Von Kerstin Völling

Reinbek
. Farhad Barazi schüttelt den Kopf. "Nein, vorher wusste ich nicht, was ein ,White Dinner' ist." Als er von dem "Abendessen in Weiß" hörte, habe er spontan eine Joghurt-Minz-Soße angerührt. "Ich dachte nämlich, auch das Essen müsste weiß sein", sagt er auf Englisch und lacht. Barazi, einer der 40 Flüchtlinge, die zur ersten Open-Air-Tafel im Krabbenkamp eingeladen wurden, amüsiert sich prächtig. Er probiert vom Schafskäsesalat seiner Nachbarin und achtet darauf, dass Oliver Klinck und seine Frau Nicole, die ihm gegenüber sitzen, etwas davon abbekommen.

"Ich bin ein kommunikativer Typ", sagt Barazi. "Insofern finde ich diese Aktion super und freue mich, viele Leute aus dem Krabbenkamp kennenzulernen." Ein paar Worte Deutsch könne er auch schon. "Die hat mir Frau Klinck beigebracht", sagt der Syrer stolz.

Nicole Klinck engagiert sich ehrenamtlich für die Flüchtlinge, übernimmt Fahrdienste und unterrichtet Deutsch. Aber nicht nur die Flüchtlinge sollten die Krabbenkamper beim ersten "White Dinner" auf dem Bolzplatz kennenlernen, sondern auch den Rest ihrer Nachbarschaft.

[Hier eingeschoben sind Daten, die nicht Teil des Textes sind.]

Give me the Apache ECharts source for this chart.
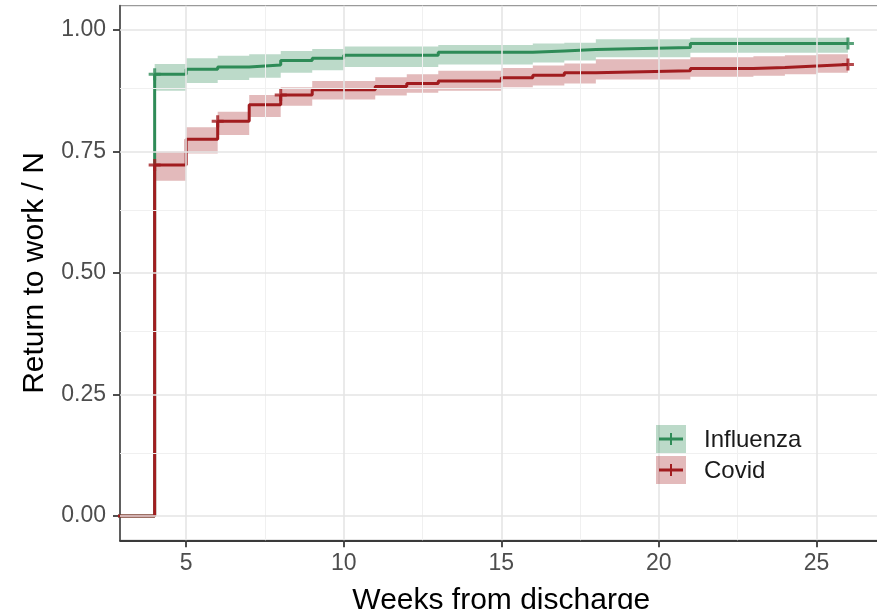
<!DOCTYPE html>
<html>
<head>
<meta charset="utf-8">
<script src="https://cdn.jsdelivr.net/npm/echarts@6/dist/echarts.min.js"></script>
<style>
html,body{margin:0;padding:0;background:#fff;}
#chart{width:877px;height:609px;}
</style>
</head>
<body>
<div id="chart"></div>
<script>
// ---- data ----
const weeksInfluenza = [0, 4, 5, 6, 7, 8, 9, 10, 13, 16, 17, 18, 21, 26];
const influenza      = [0, 0.909, 0.919, 0.924, 0.928, 0.937, 0.942, 0.948, 0.954, 0.957, 0.960, 0.964, 0.972, 0.972];
const influenzaUpper = [null, 0.930, 0.942, 0.947, 0.950, 0.957, 0.961, 0.966, 0.969, 0.972, 0.974, 0.981, 0.984, 0.984];
const influenzaLower = [null, 0.875, 0.891, 0.897, 0.902, 0.912, 0.917, 0.924, 0.929, 0.933, 0.937, 0.944, 0.953, 0.953];
const influenzaCensor = [4, 26];

const weeksCovid = [0, 4, 5, 6, 7, 8, 9, 11, 12, 13, 15, 16, 17, 18, 21, 23, 24, 25, 26];
const covid      = [0, 0.722, 0.775, 0.812, 0.846, 0.866, 0.877, 0.884, 0.890, 0.895, 0.902, 0.907, 0.912, 0.916, 0.921, 0.923, 0.926, 0.929, 0.929];
const covidUpper = [null, 0.750, 0.800, 0.832, 0.866, 0.882, 0.895, 0.903, 0.909, 0.916, 0.922, 0.927, 0.931, 0.940, 0.944, 0.946, 0.948, 0.950, 0.950];
const covidLower = [null, 0.690, 0.746, 0.784, 0.821, 0.844, 0.857, 0.865, 0.871, 0.875, 0.882, 0.886, 0.890, 0.898, 0.904, 0.906, 0.909, 0.912, 0.912];
const covidCensor = [4, 6, 8, 26];

const xTicks = [5, 10, 15, 20, 25];
const xMinor = [7.5, 12.5, 17.5, 22.5];
const yTicks = [0, 0.25, 0.5, 0.75, 1];
const yMinor = [0.125, 0.375, 0.625, 0.875];

// ---- styling ----
const GREEN = '#2e8b57', GREEN_BAND = 'rgba(46,139,87,0.32)';
const RED = '#a11c1f', RED_BAND = 'rgba(161,28,31,0.30)';
const FONT = '"Liberation Sans", Arial, sans-serif';

function pairs(xs, ys) { return xs.map((x, i) => [x, ys[i]]); }
// band rows: [week, lower, upper] (only where a band exists)
function bandRows(xs, lo, hi) {
  return xs.map((x, i) => [x, lo[i], hi[i]]).filter(r => r[1] !== null && r[2] !== null);
}
function censorPts(xs, ys, cs) { return cs.map(c => [c, ys[xs.indexOf(c)]]); }

// draws the whole step-shaped ribbon as one polygon, positioned by the axes
function bandRender(rows, color) {
  return function (params, api) {
    if (params.dataIndex !== 0) return null;
    const pts = [];
    for (let i = 0; i < rows.length - 1; i++) {
      pts.push(api.coord([rows[i][0], rows[i][2]]));
      pts.push(api.coord([rows[i + 1][0], rows[i][2]]));
    }
    for (let i = rows.length - 2; i >= 0; i--) {
      pts.push(api.coord([rows[i + 1][0], rows[i][1]]));
      pts.push(api.coord([rows[i][0], rows[i][1]]));
    }
    return { type: 'polygon', shape: { points: pts }, style: { fill: color } };
  };
}

const plusPath = 'path://M4.5,0h3v4.5h4.5v3h-4.5v4.5h-3v-4.5h-4.5v-3h4.5z';

const infBand = bandRows(weeksInfluenza, influenzaLower, influenzaUpper);
const covBand = bandRows(weeksCovid, covidLower, covidUpper);

const chart = echarts.init(document.getElementById('chart'));
chart.setOption({
  animation: false,
  backgroundColor: '#fff',
  grid: { left: 120, top: 5.7, width: 762.6, height: 534.6, outerBoundsMode: 'none', containLabel: false,
          show: true, borderColor: '#9a9a9a', borderWidth: 1.2, backgroundColor: 'transparent' },
  xAxis: {
    type: 'value', min: 2.9, max: 27.1,
    name: 'Weeks from discharge', nameLocation: 'middle', nameGap: 45,
    nameTextStyle: { fontFamily: FONT, fontSize: 30, color: '#000' },
    axisLine: { show: true, onZero: false, lineStyle: { color: '#3a3a3a', width: 1.8 } },
    axisTick: { show: true, length: 7, customValues: xTicks, lineStyle: { color: '#3a3a3a', width: 1.8 } },
    axisLabel: { customValues: xTicks, margin: 12, fontFamily: FONT, fontSize: 23, color: '#4d4d4d' },
    splitLine: { show: false }
  },
  yAxis: {
    type: 'value', min: -0.05, max: 1.05,
    name: 'Return to work / N', nameLocation: 'middle', nameGap: 70, nameRotate: 90,
    nameTextStyle: { fontFamily: FONT, fontSize: 30, color: '#000' },
    axisLine: { show: true, onZero: false, lineStyle: { color: '#555', width: 1.8 } },
    axisTick: { show: true, length: 7, customValues: yTicks, lineStyle: { color: '#3a3a3a', width: 1.8 } },
    axisLabel: { customValues: yTicks, margin: 14, fontFamily: FONT, fontSize: 23, color: '#4d4d4d', formatter: v => v.toFixed(2) },
    splitLine: { show: false }
  },
  series: [
    { type: 'line', name: 'minorGrid', data: [], z: 0, silent: true,
      markLine: { silent: true, symbol: 'none', label: { show: false }, lineStyle: { color: '#f0f0f0', width: 1, type: 'solid' },
        data: xMinor.map(v => ({ xAxis: v })).concat(yMinor.map(v => ({ yAxis: v }))) } },
    { type: 'line', name: 'majorGrid', data: [], z: 0, silent: true,
      markLine: { silent: true, symbol: 'none', label: { show: false }, lineStyle: { color: '#e5e5e5', width: 1.6, type: 'solid' },
        data: xTicks.map(v => ({ xAxis: v })).concat(yTicks.map(v => ({ yAxis: v }))) } },
    { type: 'custom', name: 'InfluenzaBand', z: 2, silent: true, clip: true, renderItem: bandRender(infBand, GREEN_BAND),
      encode: { x: 0, y: [1, 2] }, data: infBand },
    { type: 'custom', name: 'CovidBand', z: 2, silent: true, clip: true, renderItem: bandRender(covBand, RED_BAND),
      encode: { x: 0, y: [1, 2] }, data: covBand },
    { type: 'line', name: 'Influenza', step: 'end', symbol: 'none', z: 3, lineStyle: { color: GREEN, width: 3 },
      data: pairs(weeksInfluenza, influenza) },
    { type: 'line', name: 'Covid', step: 'end', symbol: 'none', z: 4, lineStyle: { color: RED, width: 3 },
      data: pairs(weeksCovid, covid) },
    { type: 'scatter', name: 'InfluenzaCensor', symbol: plusPath, symbolSize: 12, z: 5, itemStyle: { color: GREEN },
      data: censorPts(weeksInfluenza, influenza, influenzaCensor) },
    { type: 'scatter', name: 'CovidCensor', symbol: plusPath, symbolSize: 12, z: 5, itemStyle: { color: RED },
      data: censorPts(weeksCovid, covid, covidCensor) }
  ],
  graphic: [
    { type: 'rect', shape: { x: 656, y: 425, width: 30, height: 28 }, style: { fill: GREEN_BAND }, z: 10 },
    { type: 'line', shape: { x1: 659, y1: 439, x2: 683, y2: 439 }, style: { stroke: GREEN, lineWidth: 3 }, z: 11 },
    { type: 'line', shape: { x1: 671, y1: 433, x2: 671, y2: 445 }, style: { stroke: GREEN, lineWidth: 2 }, z: 11 },
    { type: 'text', x: 704, y: 440, style: { text: 'Influenza', fontFamily: FONT, fontSize: 24, fill: '#1a1a1a', verticalAlign: 'middle', align: 'left' }, z: 11 },
    { type: 'rect', shape: { x: 656, y: 456, width: 30, height: 28 }, style: { fill: RED_BAND }, z: 10 },
    { type: 'line', shape: { x1: 659, y1: 470, x2: 683, y2: 470 }, style: { stroke: RED, lineWidth: 3 }, z: 11 },
    { type: 'line', shape: { x1: 671, y1: 464, x2: 671, y2: 476 }, style: { stroke: RED, lineWidth: 2 }, z: 11 },
    { type: 'text', x: 704, y: 471, style: { text: 'Covid', fontFamily: FONT, fontSize: 24, fill: '#1a1a1a', verticalAlign: 'middle', align: 'left' }, z: 11 }
  ]
});
</script>
</body>
</html>
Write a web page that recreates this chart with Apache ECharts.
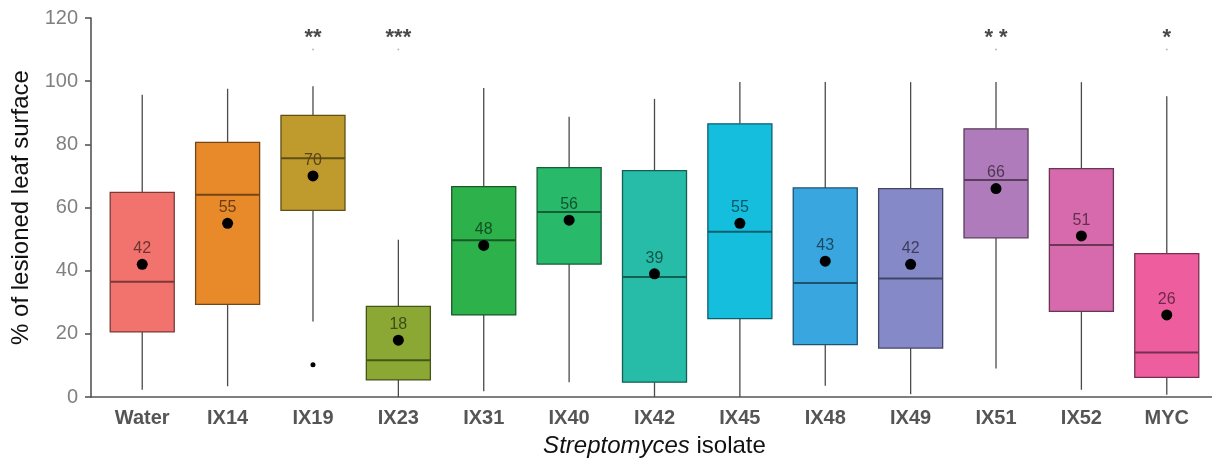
<!DOCTYPE html>
<html>
<head>
<meta charset="utf-8">
<script src="https://cdn.jsdelivr.net/npm/echarts@6/dist/echarts.min.js"></script>
<style>
html,body{margin:0;padding:0;background:#fff;}
#chart{width:1212px;height:461px;}
</style>
</head>
<body>
<div id="chart"></div>
<script>
// ---- data ----
var categories = ['Water','IX14','IX19','IX23','IX31','IX40','IX42','IX45','IX48','IX49','IX51','IX52','MYC'];
var whiskerLow  = [2.3, 3.4, 23.9, 0.0, 1.8, 4.7, 0.0, 0.0, 3.6, 0.9, 9.0, 2.3, 0.7];
var q1          = [20.6, 29.3, 59.1, 5.4, 26.0, 42.1, 4.7, 24.8, 16.6, 15.5, 50.4, 27.1, 6.2];
var median      = [36.5, 64.0, 75.6, 11.6, 49.6, 58.6, 38.0, 52.3, 36.1, 37.5, 68.7, 48.1, 14.1];
var q3          = [64.8, 80.6, 89.2, 28.7, 66.6, 72.6, 71.7, 86.5, 66.2, 66.0, 84.9, 72.3, 45.4];
var whiskerHigh = [95.7, 97.6, 98.4, 49.8, 97.8, 88.7, 94.4, 99.7, 99.7, 99.7, 99.7, 99.7, 95.2];
var means       = [42, 55, 70, 18, 48, 56, 39, 55, 43, 42, 66, 51, 26];
var outliers    = [[2, 10.2]];
var starCats    = [2, 3, 10, 12];
var starText    = ['**', '***', '* *', '*'];
var starLevel   = 115;
var dotLevel    = 110;

// ---- style ----
var fills = ['#F2736E','#E8892A','#BF9B2E','#8BA834','#2DB24B','#28B96A','#27BCA7','#16BEDD','#3AA6DF','#8689C8','#B07BBA','#D66AAC','#EE5E9F'];
function shade(hex, f){
  var n = parseInt(hex.slice(1),16);
  var r = Math.round(((n>>16)&255)*f), g = Math.round(((n>>8)&255)*f), b = Math.round((n&255)*f);
  return 'rgb('+r+','+g+','+b+')';
}
var FONT = 'Liberation Sans, Arial, sans-serif';

var boxData = categories.map(function(c,i){ return [i, whiskerLow[i], q1[i], median[i], q3[i], whiskerHigh[i]]; });
var meanData = means.map(function(m,i){ return {value:[i,m], label:{color: shade(fills[i],0.45)}}; });
var starData = starCats.map(function(c,k){ return {value:[c, starLevel], label:{formatter: starText[k]}}; });
var dotData = starCats.map(function(c){ return [c, dotLevel]; });
var catIdx = categories.map(function(c,i){return i;});

var chart = echarts.init(document.getElementById('chart'), null, {renderer:'canvas'});
chart.setOption({
  animation:false,
  backgroundColor:'#fff',
  grid:{left:91, top:18, width:1127, height:379, containLabel:false, outerBoundsMode:'none'},
  xAxis:{
    type:'value', min:-0.6, max:12.6,
    splitLine:{show:false},
    axisLine:{show:true, onZero:false, lineStyle:{color:'#555', width:1.6}},
    axisTick:{show:false, customValues: catIdx},
    axisLabel:{
      customValues: catIdx,
      formatter:function(v){ return categories[Math.round(v)]; },
      color:'#555', fontSize:20, fontWeight:'bold', fontFamily:FONT, margin:11
    },
    name:'{i|Streptomyces} isolate',
    nameLocation:'middle', nameGap:37,
    nameTextStyle:{
      color:'#111', fontSize:24, fontFamily:FONT,
      rich:{i:{fontStyle:'italic', fontSize:24, color:'#111', fontFamily:FONT}}
    }
  },
  yAxis:{
    type:'value', min:0, max:120, interval:20,
    splitLine:{show:false},
    axisLine:{show:true, onZero:false, lineStyle:{color:'#555', width:1.6}},
    axisTick:{show:true, length:6, lineStyle:{color:'#555', width:1.6}},
    axisLabel:{color:'#808080', fontSize:20, fontFamily:FONT, margin:13},
    name:'% of lesioned leaf surface',
    nameLocation:'middle', nameGap:57,
    nameTextStyle:{color:'#111', fontSize:24, fontFamily:FONT}
  },
  series:[
    {
      type:'custom',
      data: boxData,
      encode:{x:0, y:[1,2,3,4,5]},
      renderItem:function(params, api){
        var i = api.value(0);
        var lo = api.coord([i, api.value(1)]);
        var pq1 = api.coord([i, api.value(2)]);
        var pmed = api.coord([i, api.value(3)]);
        var pq3 = api.coord([i, api.value(4)]);
        var hi = api.coord([i, api.value(5)]);
        var left = api.coord([i-0.375, 0])[0];
        var right = api.coord([i+0.375, 0])[0];
        var x = lo[0];
        var fill = fills[i];
        var dark = shade(fill, 0.5);
        return {
          type:'group',
          children:[
            {type:'line', shape:{x1:x, y1:hi[1], x2:x, y2:pq3[1]}, style:{stroke:'#4a4a4a', lineWidth:1.3}},
            {type:'line', shape:{x1:x, y1:pq1[1], x2:x, y2:lo[1]}, style:{stroke:'#4a4a4a', lineWidth:1.3}},
            {type:'rect', shape:{x:left, y:pq3[1], width:right-left, height:pq1[1]-pq3[1]}, style:{fill:fill, stroke:dark, lineWidth:1.3}},
            {type:'line', shape:{x1:left, y1:pmed[1], x2:right, y2:pmed[1]}, style:{stroke:dark, lineWidth:2}}
          ]
        };
      },
      z:2
    },
    {
      type:'scatter',
      data: meanData,
      symbolSize:11,
      itemStyle:{color:'#000', opacity:1},
      label:{show:true, position:'top', distance:2, fontSize:16, fontFamily:FONT,
        formatter:function(p){ return p.value[1]; }},
      z:5
    },
    {
      type:'scatter',
      data: outliers,
      symbolSize:5,
      itemStyle:{color:'#000', opacity:1},
      z:5
    },
    {
      type:'scatter',
      data: dotData,
      symbolSize:2,
      itemStyle:{color:'#bbb', opacity:1},
      z:5
    },
    {
      type:'scatter',
      data: starData,
      symbolSize:0,
      label:{show:true, position:'inside', offset:[0,4], fontSize:22, fontWeight:'bold', color:'#1a1a1a', fontFamily:FONT},
      z:5
    }
  ]
});
</script>
</body>
</html>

"Mein Mann und ich sind beide voll berufstätig. Wir haben keine Kinder und keinen Hund, insofern kennen wir hier immer noch recht wenig Leute", sagt Initiatorin Anke Ludwig, die seit sieben Jahren im Krabbenkamp wohnt. "Ich wollte immer schon bei einem ,White Dinner' mitmachen. Hamburg ist aber zu weit, weil man ja Tisch, Stühle und die Verpflegung selbst zum Dinner mitbringen muss." Da sei ihr die Idee gekommen, das Ganze doch quasi vor der Haustür zu veranstalten. "Nachdem ich mir der Unterstützung von Nachbarn wie Bernd Gebert und seiner Frau Dörte sicher sein konnte, dachte ich mir: Das mach ich!"

Mit dem Ergebnis sei sie hochzufrieden: "Über 100 sind gekommen!" Und das Nachbarschaftsfest in komplett weißer Kleidung sollte später weit in die Abendstunden reichen. Erst bei Kerzenlicht klang es aus.

Derweil beteuert Khaled Entabi, dass ihm auch das deutsche Essen schmeckt. "Egal, ob Kartoffeln oder Fleisch, ich finde alles lecker!", sagt er. Das mit dem Fleisch kann Angelika Fleischer nur bestätigen. "Ich hatte Hühnerbeine zubereitet. Die gingen so schnell weg, dass ich jetzt schon auf dem Trockenen sitze", sagt sie mit einem Augenzwinkern. Und das, obwohl die Syrer auch ein ganzes Backblech mit einem Hühnchen-Kartoffel-Gericht mitgebracht hatten. Fischer weiß, dass nicht alle Anwohner des Krabbenkamps von der White-Dinner-Idee begeistert waren. "Es gibt welche, die nichts mit den Flüchtlingen zu tun haben wollen. Aber es gibt immer solche und solche, da darf man sich nicht von beeinflussen lassen. Wir hier wollen jedenfalls keinen Hass", sagt Fleischer. Sie wohne direkt an den Unterkünften für die Asylsuchenden. "Wenn die Flüchtlinge mich sehen, grüßen sie mich immer freundlich. Das schaffen manche andere Nachbarn nicht."

Veranstalterin Ludwig findet das Dinner jedenfalls so gelungen, dass sie erwägt, im kommenden Jahr eine Neuauflage zu starten. "Es wurden viele Telefonnummern ausgetauscht. Nun wissen wir auch, wer im Krabbenkamp die gleichen Interessen hat wie wir."